UCCF’s Doctrinal Basis is a confession for today, announcing mere Christian orthodoxy to our generation. It does not seek to narrow the bounds to define contentious issues such as election, baptism, eschatology, etc. Rather, as the Nicene Creed had a particular eye to a correct view of the person of Christ, so the Doctrinal Basis has, amongst other concerns, a particular eye to a correct view of the work of Christ on the cross, and to the authority of his word, the scriptures, doctrines that are especially under threat today.
It is not the normal function of a confession of faith to spell out expectations of behaviour. A confession is, after all, a testimony to the faith, not a testimony to our response. To an age that sees doctrine as a cerebral nicety, this inevitably makes the confession look somewhat irrelevant to ‘real life’. Yet the very existence of the confession testifies that here is truth that demands a response.

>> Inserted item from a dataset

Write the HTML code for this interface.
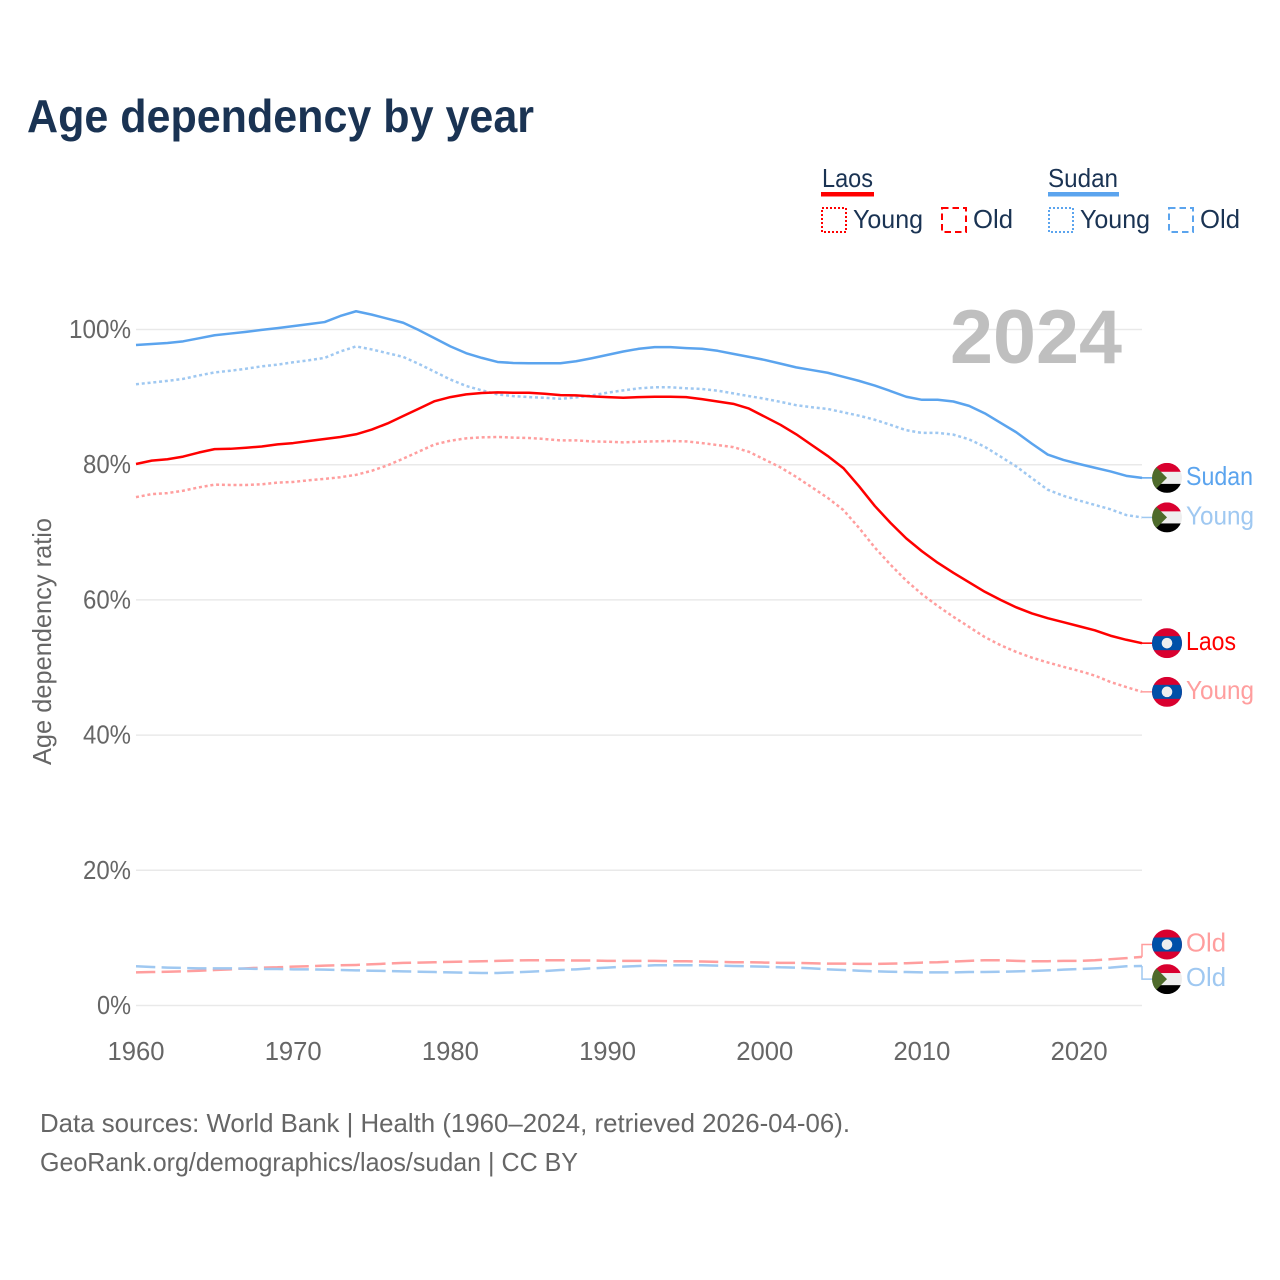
<!DOCTYPE html>
<html lang="en">
<head>
<meta charset="utf-8">
<title>Age dependency by year</title>
<style>
html,body{margin:0;padding:0;background:#fff;}
svg{display:block;}
text{font-family:"Liberation Sans",sans-serif;}
</style>
</head>
<body>
<svg id="chart" xmlns="http://www.w3.org/2000/svg" width="1280" height="1280" viewBox="0 0 1280 1280">
  <defs>
    <clipPath id="flag-clip"><circle cx="0" cy="0" r="15"/></clipPath>
    <g id="flag-sudan" clip-path="url(#flag-clip)">
      <rect x="-15" y="-15" width="30" height="9" fill="#d9002f"/>
      <rect x="-15" y="-6" width="30" height="12" fill="#eeeeee"/>
      <rect x="-15" y="6" width="30" height="9" fill="#000000"/>
      <polygon points="-15,-15 0,0 -15,15" fill="#4e6b2b"/>
    </g>
    <g id="flag-laos" clip-path="url(#flag-clip)">
      <rect x="-15" y="-15" width="30" height="30" fill="#d9002f"/>
      <rect x="-15" y="-7" width="30" height="14" fill="#0050a8"/>
      <circle cx="0" cy="0" r="5.3" fill="#eeeeee"/>
    </g>
  </defs>
  <rect x="0" y="0" width="1280" height="1280" fill="#ffffff"/>
  <text x="27" y="132" font-size="46" font-weight="700" fill="#1a3353" textLength="507" lengthAdjust="spacingAndGlyphs">Age dependency by year</text>

  <g id="grid"></g>
  <text x="950" y="363" font-size="76" font-weight="700" fill="#bfbfbf" textLength="172" lengthAdjust="spacingAndGlyphs">2024</text>
  <g id="series"></g>
  <g id="x-axis"></g>
  <g id="y-axis"></g>
  <g id="end-labels"></g>

  <text transform="translate(51,765) rotate(-90)" font-size="26" fill="#666666" textLength="247" lengthAdjust="spacingAndGlyphs">Age dependency ratio</text>

  <g fill="#1a3353" font-size="26">
    <g>
      <text x="822" y="187" textLength="51" lengthAdjust="spacingAndGlyphs">Laos</text>
      <rect x="821" y="192" width="53" height="4.5" fill="#ff0000"/>
      <rect x="822" y="208" width="24" height="24" fill="none" stroke="#ff0000" stroke-width="2" stroke-dasharray="2 2"/>
      <text x="853" y="228" textLength="70" lengthAdjust="spacingAndGlyphs">Young</text>
      <rect x="942" y="208" width="24" height="24" fill="none" stroke="#ff0000" stroke-width="2" stroke-dasharray="6.5 4"/>
      <text x="973" y="228" textLength="40" lengthAdjust="spacingAndGlyphs">Old</text>
    </g>
    <g>
      <text x="1048" y="187" textLength="70" lengthAdjust="spacingAndGlyphs">Sudan</text>
      <rect x="1048" y="192" width="71" height="4.5" fill="#5ba4ee"/>
      <rect x="1049" y="208" width="24" height="24" fill="none" stroke="#5ba4ee" stroke-width="2" stroke-dasharray="2 2"/>
      <text x="1080" y="228" textLength="70" lengthAdjust="spacingAndGlyphs">Young</text>
      <rect x="1169" y="208" width="24" height="24" fill="none" stroke="#5ba4ee" stroke-width="2" stroke-dasharray="6.5 4"/>
      <text x="1200" y="228" textLength="40" lengthAdjust="spacingAndGlyphs">Old</text>
    </g>
  </g>

  <text x="40" y="1132" font-size="26" fill="#666666" textLength="810" lengthAdjust="spacingAndGlyphs">Data sources: World Bank | Health (1960–2024, retrieved 2026-04-06).</text>
  <text x="40" y="1171" font-size="26" fill="#666666" textLength="538" lengthAdjust="spacingAndGlyphs">GeoRank.org/demographics/laos/sudan | CC BY</text>
</svg>
<script>
const startYear = 1960;
const endYear = 2024;
const xTicks = [1960, 1970, 1980, 1990, 2000, 2010, 2020];
const yTicks = [0, 20, 40, 60, 80, 100];

const sudanTotal = [97.7,97.85,98.0,98.25,98.7,99.15,99.4,99.65,99.95,100.2,100.5,100.8,101.1,102.0,102.7,102.2,101.6,101.0,99.9,98.7,97.5,96.5,95.8,95.2,95.05,95.0,95.0,95.0,95.3,95.75,96.25,96.75,97.15,97.4,97.4,97.25,97.15,96.85,96.4,95.95,95.5,94.95,94.4,94.0,93.6,93.0,92.4,91.7,90.9,90.05,89.6,89.6,89.35,88.7,87.6,86.2,84.8,83.1,81.5,80.7,80.1,79.55,79.0,78.35,78.05];
const sudanYoung = [91.9,92.15,92.4,92.7,93.2,93.65,93.9,94.2,94.55,94.8,95.15,95.45,95.8,96.75,97.5,97.05,96.5,95.95,94.9,93.75,92.6,91.65,91.0,90.4,90.15,90.0,89.9,89.75,89.95,90.25,90.65,91.0,91.3,91.45,91.45,91.3,91.2,90.95,90.55,90.15,89.75,89.3,88.8,88.5,88.25,87.75,87.25,86.65,85.9,85.1,84.7,84.7,84.45,83.75,82.65,81.2,79.75,78.0,76.3,75.4,74.7,74.05,73.4,72.55,72.2];
const sudanOld = [5.8,5.7,5.6,5.55,5.5,5.5,5.5,5.45,5.4,5.4,5.35,5.35,5.3,5.25,5.2,5.15,5.1,5.05,5.0,4.95,4.9,4.85,4.8,4.8,4.9,5.0,5.1,5.25,5.35,5.5,5.6,5.75,5.85,5.95,5.95,5.95,5.95,5.9,5.85,5.8,5.75,5.65,5.6,5.5,5.35,5.25,5.15,5.05,5.0,4.95,4.9,4.9,4.9,4.95,4.95,5.0,5.05,5.1,5.2,5.3,5.4,5.5,5.6,5.8,5.85];
const laosTotal = [80.1,80.6,80.8,81.2,81.8,82.3,82.35,82.5,82.7,83.0,83.2,83.5,83.8,84.1,84.5,85.2,86.1,87.2,88.3,89.4,90.0,90.4,90.6,90.7,90.65,90.65,90.5,90.3,90.25,90.1,90.0,89.9,90.0,90.05,90.05,90.0,89.7,89.35,89.0,88.3,87.1,85.9,84.5,82.9,81.3,79.5,76.8,73.9,71.4,69.1,67.2,65.5,64.0,62.6,61.2,60.0,58.9,58.0,57.3,56.7,56.1,55.5,54.7,54.1,53.6];
const laosYoung = [75.2,75.65,75.8,76.15,76.65,77.05,77.0,77.0,77.1,77.35,77.45,77.7,77.9,78.15,78.5,79.1,79.9,80.9,81.95,83.0,83.55,83.9,84.05,84.1,84.0,83.95,83.8,83.6,83.6,83.45,83.4,83.3,83.4,83.45,83.5,83.45,83.2,82.9,82.6,81.9,80.75,79.6,78.2,76.65,75.1,73.3,70.65,67.75,65.2,62.85,60.85,59.1,57.5,56.0,54.5,53.3,52.3,51.45,50.75,50.1,49.5,48.8,47.85,47.1,46.4];
const laosOld = [4.9,4.95,5.0,5.05,5.15,5.25,5.35,5.5,5.6,5.65,5.75,5.8,5.9,5.95,6.0,6.1,6.2,6.3,6.35,6.4,6.45,6.5,6.55,6.6,6.65,6.7,6.7,6.7,6.65,6.65,6.6,6.6,6.6,6.6,6.55,6.55,6.5,6.45,6.4,6.4,6.35,6.3,6.3,6.25,6.2,6.2,6.15,6.15,6.2,6.25,6.35,6.4,6.5,6.6,6.7,6.7,6.6,6.55,6.55,6.6,6.6,6.7,6.85,7.0,7.2];

const NS = 'http://www.w3.org/2000/svg';
function xScale(year) { return 136 + (year - startYear) * (1142 - 136) / (endYear - startYear); }
function yScale(v) { return 1005.5 - v * 6.76; }
function make(tag, attrs, parent) {
  const el = document.createElementNS(NS, tag);
  for (const k in attrs) el.setAttribute(k, attrs[k]);
  parent.appendChild(el);
  return el;
}

const gridG = document.getElementById('grid');
const yG = document.getElementById('y-axis');
yTicks.forEach(function (t) {
  const line = make('line', { x1: 136, x2: 1142, y1: yScale(t), y2: yScale(t), stroke: '#e9e9e9', 'stroke-width': 1.5 }, gridG);
  
  
  const label = t + '%';
  const lab = make('text', { x: 131, y: yScale(t) + 8.5, 'text-anchor': 'end', 'font-size': 26, fill: '#666666', textLength: String(t).length * 14 + 20, lengthAdjust: 'spacingAndGlyphs' }, yG);
  lab.textContent = label;
  
  
});

const xG = document.getElementById('x-axis');
xTicks.forEach(function (t) {
  const lab = make('text', { x: xScale(t), y: 1060, 'text-anchor': 'middle', 'font-size': 26, fill: '#666666', textLength: 57, lengthAdjust: 'spacingAndGlyphs' }, xG);
  lab.textContent = t;
  
  
});

const dotted = '3 2.8';
const dashed = '19.3 6.3';
const seriesList = [
  { id: 'laos-old', values: laosOld, color: '#ff9e9e', dash: dashed, w: 2.5, label: 'Old', flag: 'flag-laos', dodge: -12.3 },
  { id: 'sudan-old', values: sudanOld, color: '#9fc8f1', dash: dashed, w: 2.5, label: 'Old', flag: 'flag-sudan', dodge: 13.2 },
  { id: 'laos-young', values: laosYoung, color: '#ff9e9e', dash: dotted, w: 2.5, label: 'Young', flag: 'flag-laos', dodge: 0 },
  { id: 'sudan-young', values: sudanYoung, color: '#9fc8f1', dash: dotted, w: 2.5, label: 'Young', flag: 'flag-sudan', dodge: 0 },
  { id: 'laos-total', values: laosTotal, color: '#ff0000', dash: '', w: 2.5, label: 'Laos', flag: 'flag-laos', dodge: 0 },
  { id: 'sudan-total', values: sudanTotal, color: '#5ba4ee', dash: '', w: 2.5, label: 'Sudan', flag: 'flag-sudan', dodge: 0 }
];
const labelWidths = { Old: 40, Young: 68, Laos: 50, Sudan: 67 };

const seriesG = document.getElementById('series');
const endG = document.getElementById('end-labels');
seriesList.forEach(function (s) {
  const pts = s.values.map(function (v, i) { return xScale(startYear + i).toFixed(2) + ',' + yScale(v).toFixed(2); }).join(' ');
  const attrs = { points: pts, fill: 'none', stroke: s.color, 'stroke-width': s.w, 'stroke-linejoin': 'round' };
  if (s.dash) attrs['stroke-dasharray'] = s.dash;
  const line = make('polyline', attrs, seriesG);
  
  

  const last = s.values[s.values.length - 1];
  const yEnd = yScale(last);
  const yLabel = yEnd + s.dodge;
  const conn = make('polyline', { points: '1142,' + yEnd.toFixed(2) + ' 1142,' + yLabel.toFixed(2) + ' 1153,' + yLabel.toFixed(2), fill: 'none', stroke: s.color, 'stroke-width': 1.5 }, endG);
  
  

  const flag = make('use', { href: '#' + s.flag, transform: 'translate(1167,' + yLabel.toFixed(2) + ')' }, endG);
  
  

  const txt = make('text', { x: 1186, y: yLabel + 7, 'font-size': 26, fill: s.color, textLength: labelWidths[s.label], lengthAdjust: 'spacingAndGlyphs' }, endG);
  txt.textContent = s.label;
  
  
});
</script>
</body>
</html>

A confession therefore demands that we have the integrity to respond appropriately to the truth being confessed. In this way the doctrine becomes profoundly life-shaping. For example, to confess with integrity that Jesus is Lord, and that the Spirit works in us to make us Christlike, means rejecting sin and altering every aspect of our lives.
By demanding such integrity from us, confessions forbid us to be nominal in our assent. Thus to sign the Doctrinal Basis but then ignore its doctrines and their entailments is simple deceit. For instance, were a speaker to condone, or indulge in, sexual activity outside of marriage, that would violate the DB’s assertion that the bible is the supreme authority in all matters of belief and behaviour, for the bible is clear on that issue. Likewise, if a speaker were consistently failing to mention God’s wrath and his just condemnation of sinful humanity, he would be failing to adhere to what the DB describes as a fundamental truth of Christianity. This delineation of teaching and practice works just as much with what the DB does not teach. A speaker might have a strong belief in a particular understanding of the extent of the atonement, for example; however, if he were to insist on that understanding as essential for all members of the Fellowship, he would be violating the DB just as much as the others.
In sum, the DB, as a confession, draws us, body and soul, into obedience to God’s word. Through it we reject our natural rejection of revelation; we are led to know the gospel with ever-greater clarity; we ally ourselves with the gospel and there find unity; we defy and deny what it opposes; we shape our lives, thoughts, ministries and teaching. God has spoken! We confess it. To him alone be the glory.